Noise-injection demonstrates resilience: identity TDM retains ≈78% (Gaussian $\mathcal{N}(0,5\,\text{min})$ ) and ≈74% (60 min) Precision@10; stronger obfuscations reduce reliability. Extensions to other domains (e.g., social media, IoT, messaging) are open research challenges (Somin et al., 5 Jul 2024).

Enhancements include exploring richer divergences (e.g., Wasserstein or Anderson–Darling), generative modeling of temporal gaps, and integrating privacy-preserving pre-processing (time binning, ring signatures).

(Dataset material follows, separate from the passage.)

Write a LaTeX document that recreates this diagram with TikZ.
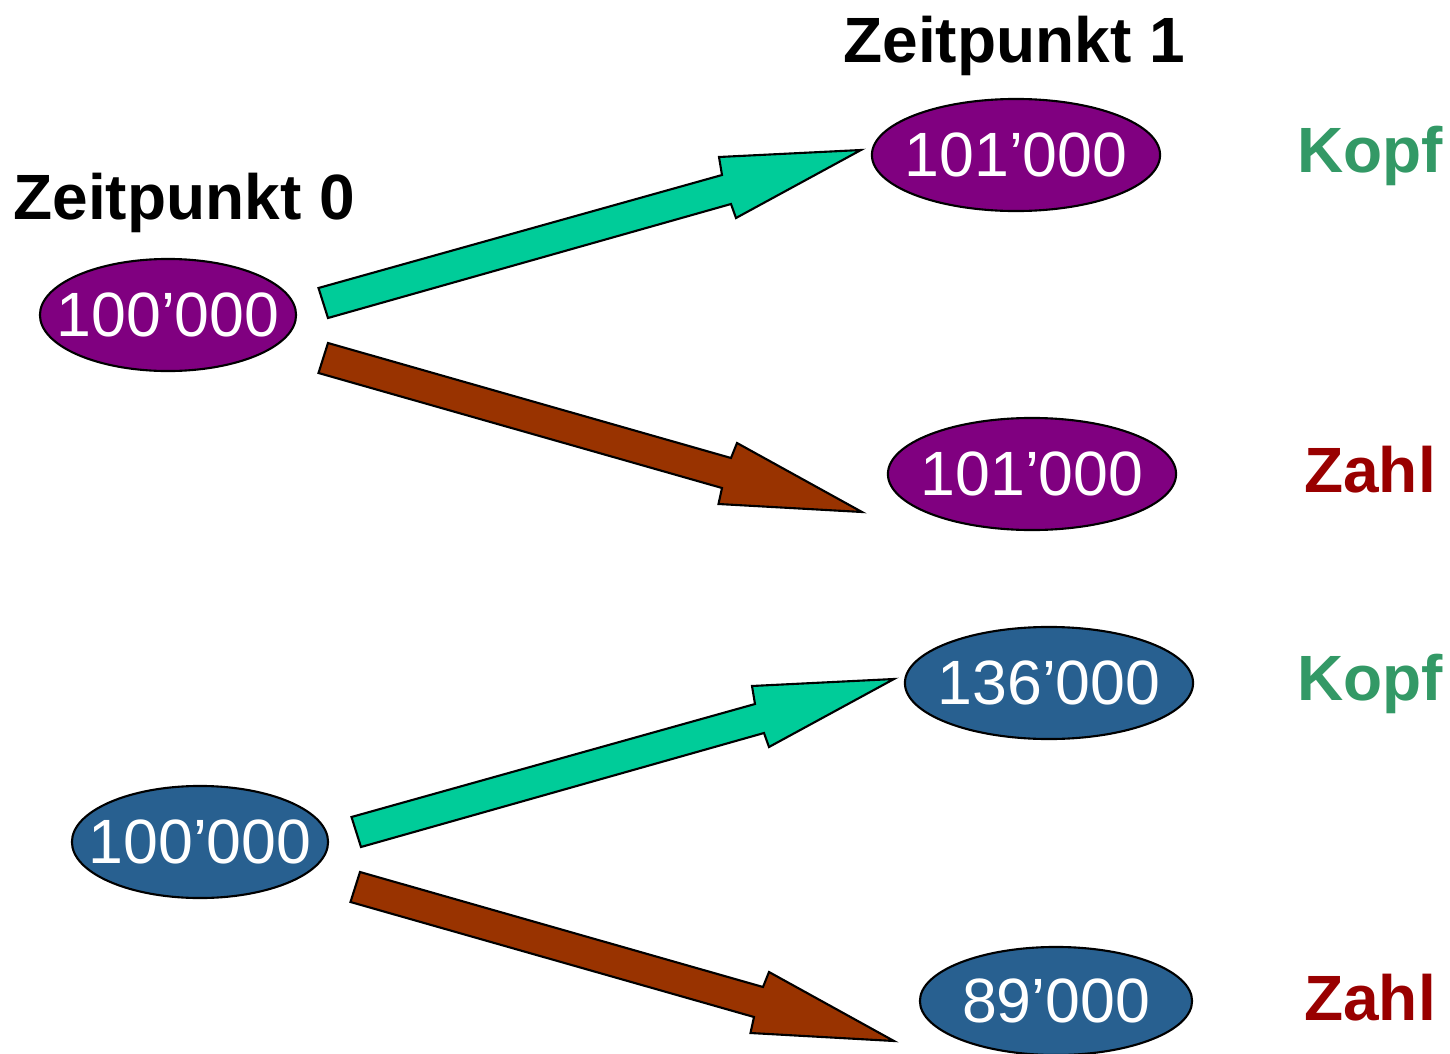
\documentclass[tikz,border=0pt]{standalone}
\usepackage{fontspec}
\setmainfont{Liberation Sans}
\usetikzlibrary{shapes.geometric}
\definecolor{ovpurple}{RGB}{128,0,128}
\definecolor{ovblue}{RGB}{40,96,144}
\definecolor{argreen}{RGB}{0,204,153}
\definecolor{arbrown}{RGB}{153,51,0}
\definecolor{kopfgreen}{RGB}{51,153,102}
\definecolor{zahlred}{RGB}{153,0,0}
\newcommand{\ovtext}[1]{\makebox[0pt]{#1}}
\tikzset{
  oval/.style={ellipse, draw=black, line width=0.6pt, inner sep=0pt,
    minimum height=1.12cm, text=white,
    font=\fontsize{17.8}{20}\selectfont},
  title/.style={anchor=base, font=\bfseries\fontsize{18.2}{20}\selectfont},
  outcome/.style={anchor=base, font=\bfseries\fontsize{18.2}{20}\selectfont},
  blockline/.style={draw=black, line width=0.6pt, line join=miter},
  greenarrow/.pic={\path[blockline, fill=argreen] (0,0) -- (403.5,-113) -- (400.5,-131) -- (542.5,-138) -- (417.5,-70) -- (412.5,-84) -- (9.5,30) -- cycle;},
  brownarrow/.pic={\path[blockline, fill=arbrown] (0,0) -- (403,115) -- (409,100) -- (534,169) -- (390.5,161) -- (394,145) -- (-9.5,30) -- cycle;}
}
\begin{document}
\begin{tikzpicture}[x=0.01cm, y=-0.01cm]
\useasboundingbox (0,0) rectangle (1450,1054);
% titles
\node[title] (z0) at (184,219) {Zeitpunkt 0};
\node[title] (z1) at (1014,62) {Zeitpunkt 1};
% ovals
\node[oval, fill=ovpurple, minimum width=2.56cm] (a0) at (168,315) {\ovtext{100’000}};
\node[oval, fill=ovpurple, minimum width=2.88cm] (a1) at (1016,155) {\ovtext{101’000}};
\node[oval, fill=ovpurple, minimum width=2.88cm] (a2) at (1032,474) {\ovtext{101’000}};
\node[oval, fill=ovblue, minimum width=2.88cm] (b1) at (1049,683) {\ovtext{136’000}};
\node[oval, fill=ovblue, minimum width=2.56cm] (b0) at (200,842) {\ovtext{100’000}};
\node[oval, fill=ovblue, minimum width=2.72cm, minimum height=1.08cm] (b2) at (1056,1001) {\ovtext{89’000}};
% outcome labels
\node[outcome, text=kopfgreen] (k1) at (1370,172) {Kopf};
\node[outcome, text=zahlred] (h1) at (1370,492) {Zahl};
\node[outcome, text=kopfgreen] (k2) at (1370,700) {Kopf};
\node[outcome, text=zahlred] (h2) at (1370,1020) {Zahl};
% block arrows
\coordinate (ga) at (318.5,288);
\coordinate (ba) at (328,343);
\coordinate (gb) at (351.5,817);
\coordinate (bb) at (360,872);
\pic at (ga) {greenarrow};
\pic at (ba) {brownarrow};
\pic at (gb) {greenarrow};
\pic at (bb) {brownarrow};
\end{tikzpicture}
\end{document}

7. Broader Impact and Research Directions

TDM evidences that temporal characteristics of activity—inter-event timing, sequence representations, or generative marginal trajectories—encode domain-transcending signatures. In security and privacy, even fully encrypted and pseudonymous interaction patterns expose individuals to reidentification, challenging prevailing notions of cryptographic and network-based anonymity (Somin et al., 5 Jul 2024). For adaptive modeling, explicit TDM objectives significantly boost time series forecasting robustness, and for generative modeling, they enable efficient diffusion acceleration without quality compromise (Du et al., 2021, Luo et al., 9 Mar 2025).

Emergent directions involve extending temporal matching paradigms to heterogeneous event streams, unifying TDM with cryptographic privacy measures, optimizing computational tractability for large-scale matching, and theoretically characterizing the identifiability and invariance properties induced by distinct distributional metrics.